PROBLEM STATEMENT: Note each line that includes the word "React". Copy those lines.
┌─ PROVIDED MATERIAL
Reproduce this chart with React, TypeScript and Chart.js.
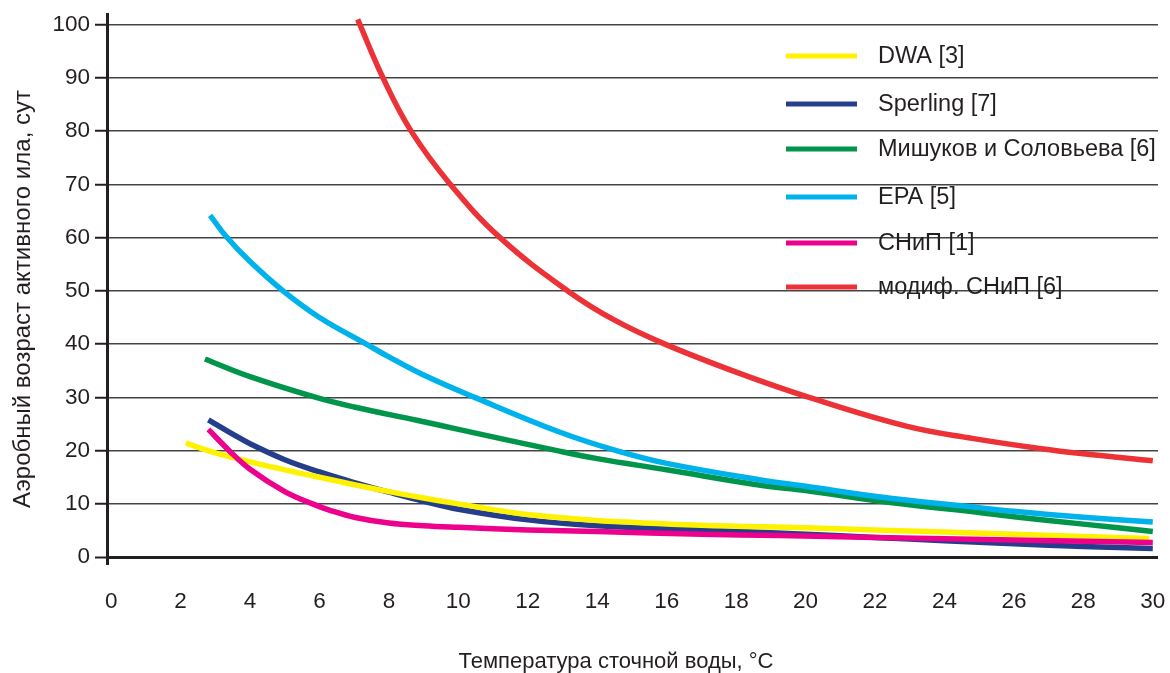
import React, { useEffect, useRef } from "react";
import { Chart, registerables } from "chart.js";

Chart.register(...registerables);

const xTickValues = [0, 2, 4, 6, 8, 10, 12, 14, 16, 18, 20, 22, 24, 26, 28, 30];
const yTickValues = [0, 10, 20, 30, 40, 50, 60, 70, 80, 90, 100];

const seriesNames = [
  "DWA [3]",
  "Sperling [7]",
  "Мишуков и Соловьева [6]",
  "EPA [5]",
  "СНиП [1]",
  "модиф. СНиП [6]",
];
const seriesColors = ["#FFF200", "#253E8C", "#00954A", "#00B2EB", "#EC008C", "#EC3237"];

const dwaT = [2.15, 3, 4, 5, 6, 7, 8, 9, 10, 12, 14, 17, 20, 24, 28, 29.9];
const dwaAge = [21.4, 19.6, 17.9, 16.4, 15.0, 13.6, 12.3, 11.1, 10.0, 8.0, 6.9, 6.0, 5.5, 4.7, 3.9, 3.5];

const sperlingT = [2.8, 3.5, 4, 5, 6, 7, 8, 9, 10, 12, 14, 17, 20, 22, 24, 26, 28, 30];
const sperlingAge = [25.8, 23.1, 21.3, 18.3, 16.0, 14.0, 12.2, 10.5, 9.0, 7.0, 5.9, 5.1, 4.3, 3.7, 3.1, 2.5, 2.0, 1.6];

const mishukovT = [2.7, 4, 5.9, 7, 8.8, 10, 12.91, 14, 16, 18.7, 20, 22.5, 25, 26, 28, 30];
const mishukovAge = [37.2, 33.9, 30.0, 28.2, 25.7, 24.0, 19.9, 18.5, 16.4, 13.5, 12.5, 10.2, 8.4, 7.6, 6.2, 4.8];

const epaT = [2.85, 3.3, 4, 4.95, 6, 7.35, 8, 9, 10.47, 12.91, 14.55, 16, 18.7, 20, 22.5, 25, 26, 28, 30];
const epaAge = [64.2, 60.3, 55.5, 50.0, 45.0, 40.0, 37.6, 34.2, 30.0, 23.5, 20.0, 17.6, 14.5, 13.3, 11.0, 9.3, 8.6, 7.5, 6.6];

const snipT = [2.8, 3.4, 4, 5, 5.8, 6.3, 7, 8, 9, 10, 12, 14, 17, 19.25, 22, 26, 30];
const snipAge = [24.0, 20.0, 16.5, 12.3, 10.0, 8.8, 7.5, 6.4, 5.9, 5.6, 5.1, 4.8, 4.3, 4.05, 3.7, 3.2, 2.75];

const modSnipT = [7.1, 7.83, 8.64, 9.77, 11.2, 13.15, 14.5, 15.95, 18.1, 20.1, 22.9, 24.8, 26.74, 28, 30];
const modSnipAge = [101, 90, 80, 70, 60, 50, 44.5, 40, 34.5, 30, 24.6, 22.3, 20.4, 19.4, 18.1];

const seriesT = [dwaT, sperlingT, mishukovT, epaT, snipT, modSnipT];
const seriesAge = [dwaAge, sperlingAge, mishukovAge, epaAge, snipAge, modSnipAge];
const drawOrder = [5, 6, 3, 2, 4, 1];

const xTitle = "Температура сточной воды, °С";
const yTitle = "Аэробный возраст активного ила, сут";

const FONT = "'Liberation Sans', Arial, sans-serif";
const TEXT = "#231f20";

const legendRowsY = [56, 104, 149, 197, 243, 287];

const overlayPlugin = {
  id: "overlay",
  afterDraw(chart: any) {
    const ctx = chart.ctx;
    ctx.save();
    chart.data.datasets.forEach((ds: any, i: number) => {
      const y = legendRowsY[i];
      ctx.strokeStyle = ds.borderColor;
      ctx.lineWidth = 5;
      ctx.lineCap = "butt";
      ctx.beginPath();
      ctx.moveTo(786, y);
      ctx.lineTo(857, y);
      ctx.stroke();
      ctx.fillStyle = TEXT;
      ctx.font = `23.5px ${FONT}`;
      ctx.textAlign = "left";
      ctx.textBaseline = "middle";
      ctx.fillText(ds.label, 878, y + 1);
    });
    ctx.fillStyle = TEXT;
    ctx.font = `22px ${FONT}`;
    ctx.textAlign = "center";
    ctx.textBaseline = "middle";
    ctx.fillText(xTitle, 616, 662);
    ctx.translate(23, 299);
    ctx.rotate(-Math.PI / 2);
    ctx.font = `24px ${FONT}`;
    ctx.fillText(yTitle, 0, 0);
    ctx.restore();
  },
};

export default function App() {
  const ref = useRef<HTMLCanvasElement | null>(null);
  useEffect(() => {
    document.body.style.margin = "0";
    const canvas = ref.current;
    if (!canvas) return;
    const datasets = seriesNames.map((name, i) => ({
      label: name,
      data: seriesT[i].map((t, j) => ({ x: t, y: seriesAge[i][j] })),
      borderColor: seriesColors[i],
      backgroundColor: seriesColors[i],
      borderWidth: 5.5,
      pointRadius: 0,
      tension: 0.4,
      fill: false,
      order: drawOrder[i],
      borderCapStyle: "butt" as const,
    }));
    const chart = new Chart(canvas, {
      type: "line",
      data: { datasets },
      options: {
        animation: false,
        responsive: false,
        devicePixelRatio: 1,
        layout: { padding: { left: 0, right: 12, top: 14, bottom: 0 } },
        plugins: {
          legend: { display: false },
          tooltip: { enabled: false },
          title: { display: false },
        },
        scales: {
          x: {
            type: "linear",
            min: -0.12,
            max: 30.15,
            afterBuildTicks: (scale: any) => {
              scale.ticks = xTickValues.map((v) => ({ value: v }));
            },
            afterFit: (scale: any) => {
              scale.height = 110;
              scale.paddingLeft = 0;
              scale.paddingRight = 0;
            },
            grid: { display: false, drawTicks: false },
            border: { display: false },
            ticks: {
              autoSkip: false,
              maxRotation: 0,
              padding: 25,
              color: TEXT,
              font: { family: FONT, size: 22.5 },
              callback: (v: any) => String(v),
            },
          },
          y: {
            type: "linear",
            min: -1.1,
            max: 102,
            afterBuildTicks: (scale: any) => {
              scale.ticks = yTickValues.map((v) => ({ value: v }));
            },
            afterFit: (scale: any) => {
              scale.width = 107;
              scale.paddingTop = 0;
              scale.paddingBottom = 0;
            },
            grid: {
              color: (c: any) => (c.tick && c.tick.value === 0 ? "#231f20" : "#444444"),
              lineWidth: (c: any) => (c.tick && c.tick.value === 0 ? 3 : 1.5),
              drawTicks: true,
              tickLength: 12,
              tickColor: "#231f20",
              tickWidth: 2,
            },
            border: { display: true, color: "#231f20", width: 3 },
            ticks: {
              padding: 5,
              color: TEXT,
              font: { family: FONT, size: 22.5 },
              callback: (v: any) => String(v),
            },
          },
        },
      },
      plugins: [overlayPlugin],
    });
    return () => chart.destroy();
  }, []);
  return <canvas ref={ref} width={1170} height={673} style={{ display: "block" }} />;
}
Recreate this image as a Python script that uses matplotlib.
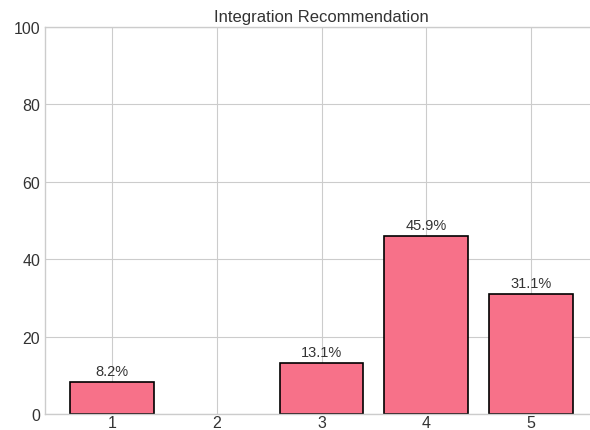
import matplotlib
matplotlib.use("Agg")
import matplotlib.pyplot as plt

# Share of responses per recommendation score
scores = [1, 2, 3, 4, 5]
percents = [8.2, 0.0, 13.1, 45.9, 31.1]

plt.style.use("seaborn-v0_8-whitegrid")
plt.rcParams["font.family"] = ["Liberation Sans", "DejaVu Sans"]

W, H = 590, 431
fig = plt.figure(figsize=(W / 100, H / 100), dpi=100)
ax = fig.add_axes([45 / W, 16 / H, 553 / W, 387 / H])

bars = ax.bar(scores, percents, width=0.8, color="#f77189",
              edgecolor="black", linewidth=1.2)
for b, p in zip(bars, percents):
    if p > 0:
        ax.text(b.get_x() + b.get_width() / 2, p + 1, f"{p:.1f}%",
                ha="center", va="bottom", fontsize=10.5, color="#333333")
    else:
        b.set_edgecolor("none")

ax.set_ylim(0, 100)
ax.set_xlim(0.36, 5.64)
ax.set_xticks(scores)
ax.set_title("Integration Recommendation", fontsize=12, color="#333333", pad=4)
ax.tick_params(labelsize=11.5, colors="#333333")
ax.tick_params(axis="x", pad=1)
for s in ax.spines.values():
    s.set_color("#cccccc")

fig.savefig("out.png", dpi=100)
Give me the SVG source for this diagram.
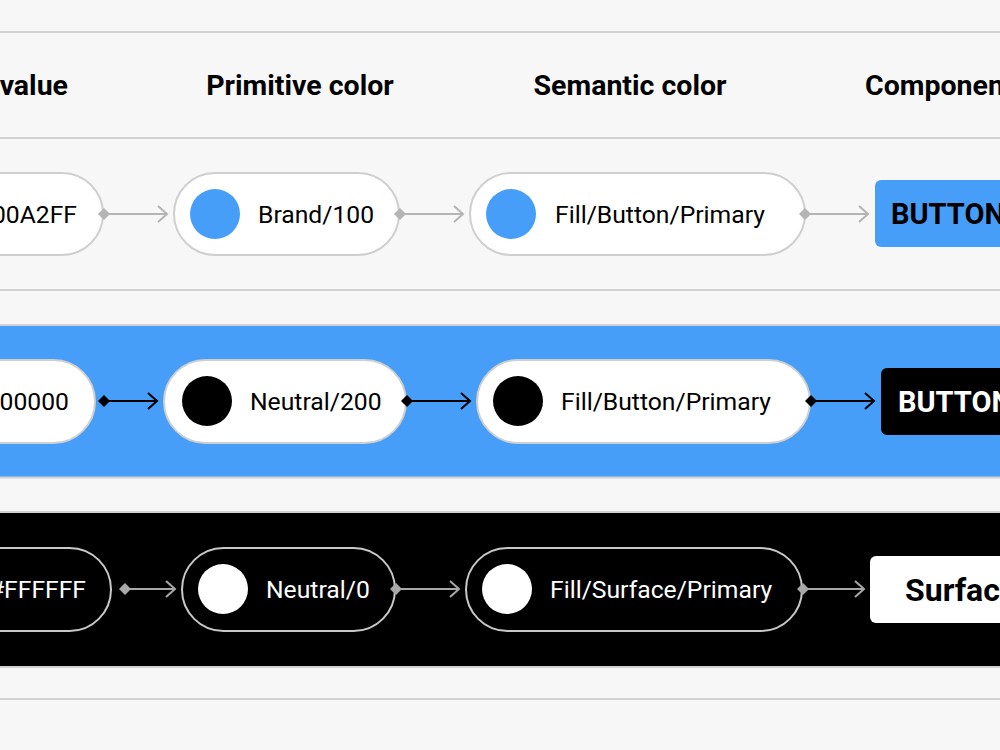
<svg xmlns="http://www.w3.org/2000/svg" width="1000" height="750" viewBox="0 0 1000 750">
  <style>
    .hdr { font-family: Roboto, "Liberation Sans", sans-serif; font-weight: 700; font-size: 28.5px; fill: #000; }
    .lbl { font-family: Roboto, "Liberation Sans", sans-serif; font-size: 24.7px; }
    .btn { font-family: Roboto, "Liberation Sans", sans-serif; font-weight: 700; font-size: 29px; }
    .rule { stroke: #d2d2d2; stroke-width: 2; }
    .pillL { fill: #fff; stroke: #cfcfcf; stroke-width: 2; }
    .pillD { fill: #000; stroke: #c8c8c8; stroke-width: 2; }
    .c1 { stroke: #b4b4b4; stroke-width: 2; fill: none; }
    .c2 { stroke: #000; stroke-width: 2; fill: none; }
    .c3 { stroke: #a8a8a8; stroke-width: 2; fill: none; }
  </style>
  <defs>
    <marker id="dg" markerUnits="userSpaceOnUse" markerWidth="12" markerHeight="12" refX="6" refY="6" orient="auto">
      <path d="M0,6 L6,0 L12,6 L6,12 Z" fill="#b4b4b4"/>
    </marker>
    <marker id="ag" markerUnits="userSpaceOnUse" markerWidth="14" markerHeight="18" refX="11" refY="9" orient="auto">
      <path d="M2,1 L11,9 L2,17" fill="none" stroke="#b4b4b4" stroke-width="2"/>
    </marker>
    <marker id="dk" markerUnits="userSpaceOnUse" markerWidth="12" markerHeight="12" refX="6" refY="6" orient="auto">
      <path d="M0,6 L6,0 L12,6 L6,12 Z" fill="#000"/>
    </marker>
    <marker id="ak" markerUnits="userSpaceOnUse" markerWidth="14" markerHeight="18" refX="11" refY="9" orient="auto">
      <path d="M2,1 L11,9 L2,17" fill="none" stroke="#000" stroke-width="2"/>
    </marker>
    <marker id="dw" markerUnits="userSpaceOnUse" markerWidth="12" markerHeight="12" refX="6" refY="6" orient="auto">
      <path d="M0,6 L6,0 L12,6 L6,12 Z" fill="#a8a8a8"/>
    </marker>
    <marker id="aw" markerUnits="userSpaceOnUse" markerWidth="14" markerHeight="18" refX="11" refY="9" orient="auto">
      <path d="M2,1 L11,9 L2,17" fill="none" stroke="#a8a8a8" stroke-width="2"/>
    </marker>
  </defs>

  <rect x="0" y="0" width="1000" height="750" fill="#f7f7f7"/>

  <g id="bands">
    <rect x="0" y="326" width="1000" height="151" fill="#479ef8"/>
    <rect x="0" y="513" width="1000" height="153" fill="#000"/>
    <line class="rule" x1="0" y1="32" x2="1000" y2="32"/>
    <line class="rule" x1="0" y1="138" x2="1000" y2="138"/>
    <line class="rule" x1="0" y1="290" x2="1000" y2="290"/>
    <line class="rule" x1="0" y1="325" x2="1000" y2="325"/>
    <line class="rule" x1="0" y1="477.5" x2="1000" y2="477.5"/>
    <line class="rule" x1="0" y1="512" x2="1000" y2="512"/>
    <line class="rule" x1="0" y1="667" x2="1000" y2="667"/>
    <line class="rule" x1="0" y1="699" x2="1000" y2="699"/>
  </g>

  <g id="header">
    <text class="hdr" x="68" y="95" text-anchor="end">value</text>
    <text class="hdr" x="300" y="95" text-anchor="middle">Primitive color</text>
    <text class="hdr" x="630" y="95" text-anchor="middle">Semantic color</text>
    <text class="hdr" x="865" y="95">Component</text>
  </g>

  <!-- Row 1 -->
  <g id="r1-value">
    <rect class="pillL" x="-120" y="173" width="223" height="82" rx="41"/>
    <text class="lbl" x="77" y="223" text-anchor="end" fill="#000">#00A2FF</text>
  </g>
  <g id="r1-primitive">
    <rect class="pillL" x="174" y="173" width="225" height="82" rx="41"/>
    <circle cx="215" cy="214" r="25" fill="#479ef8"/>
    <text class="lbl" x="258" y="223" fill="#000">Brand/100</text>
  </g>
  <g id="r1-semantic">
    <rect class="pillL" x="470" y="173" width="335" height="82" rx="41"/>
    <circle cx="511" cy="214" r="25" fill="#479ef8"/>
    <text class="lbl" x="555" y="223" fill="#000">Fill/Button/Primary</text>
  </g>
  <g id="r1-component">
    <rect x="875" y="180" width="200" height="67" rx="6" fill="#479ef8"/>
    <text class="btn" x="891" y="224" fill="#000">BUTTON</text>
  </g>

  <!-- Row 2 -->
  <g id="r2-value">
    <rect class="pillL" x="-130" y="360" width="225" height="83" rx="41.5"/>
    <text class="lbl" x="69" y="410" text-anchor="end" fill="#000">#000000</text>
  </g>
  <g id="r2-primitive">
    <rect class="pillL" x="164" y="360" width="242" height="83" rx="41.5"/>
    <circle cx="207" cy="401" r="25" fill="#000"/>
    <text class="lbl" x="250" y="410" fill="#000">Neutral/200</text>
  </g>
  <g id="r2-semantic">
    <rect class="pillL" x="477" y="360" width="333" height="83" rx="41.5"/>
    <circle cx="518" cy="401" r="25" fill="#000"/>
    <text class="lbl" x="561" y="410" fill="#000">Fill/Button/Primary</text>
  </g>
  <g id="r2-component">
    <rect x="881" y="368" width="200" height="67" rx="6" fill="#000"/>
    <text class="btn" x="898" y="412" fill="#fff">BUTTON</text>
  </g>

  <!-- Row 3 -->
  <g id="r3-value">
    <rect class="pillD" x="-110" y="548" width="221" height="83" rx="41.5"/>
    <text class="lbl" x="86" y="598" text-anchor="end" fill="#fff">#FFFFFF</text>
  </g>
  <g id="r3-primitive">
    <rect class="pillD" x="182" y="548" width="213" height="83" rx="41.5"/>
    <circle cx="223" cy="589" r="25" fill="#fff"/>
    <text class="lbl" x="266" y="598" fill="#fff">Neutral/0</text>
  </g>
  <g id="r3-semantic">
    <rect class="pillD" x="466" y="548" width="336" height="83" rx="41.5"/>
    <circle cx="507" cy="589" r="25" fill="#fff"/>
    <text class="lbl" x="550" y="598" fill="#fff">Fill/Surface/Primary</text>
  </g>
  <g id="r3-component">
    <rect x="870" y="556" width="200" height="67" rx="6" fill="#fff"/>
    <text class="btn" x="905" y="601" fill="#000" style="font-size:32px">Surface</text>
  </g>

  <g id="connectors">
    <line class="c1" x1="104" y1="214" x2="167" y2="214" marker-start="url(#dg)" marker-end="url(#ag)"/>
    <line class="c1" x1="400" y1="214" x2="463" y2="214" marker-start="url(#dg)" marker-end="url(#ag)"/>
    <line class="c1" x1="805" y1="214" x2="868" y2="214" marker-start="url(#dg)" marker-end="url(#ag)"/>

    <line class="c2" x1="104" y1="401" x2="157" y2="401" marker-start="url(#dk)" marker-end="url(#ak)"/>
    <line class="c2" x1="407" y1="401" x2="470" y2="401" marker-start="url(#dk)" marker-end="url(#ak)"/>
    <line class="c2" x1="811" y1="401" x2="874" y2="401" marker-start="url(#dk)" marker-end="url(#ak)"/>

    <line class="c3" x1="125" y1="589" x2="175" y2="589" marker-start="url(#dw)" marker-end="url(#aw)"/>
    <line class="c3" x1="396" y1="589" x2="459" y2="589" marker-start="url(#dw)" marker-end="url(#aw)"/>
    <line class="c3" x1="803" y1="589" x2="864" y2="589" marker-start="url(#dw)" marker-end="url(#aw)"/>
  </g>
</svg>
└─
RESPONSE:
Reproduce this chart with React, TypeScript and Chart.js.
import React, { useEffect, useRef } from "react";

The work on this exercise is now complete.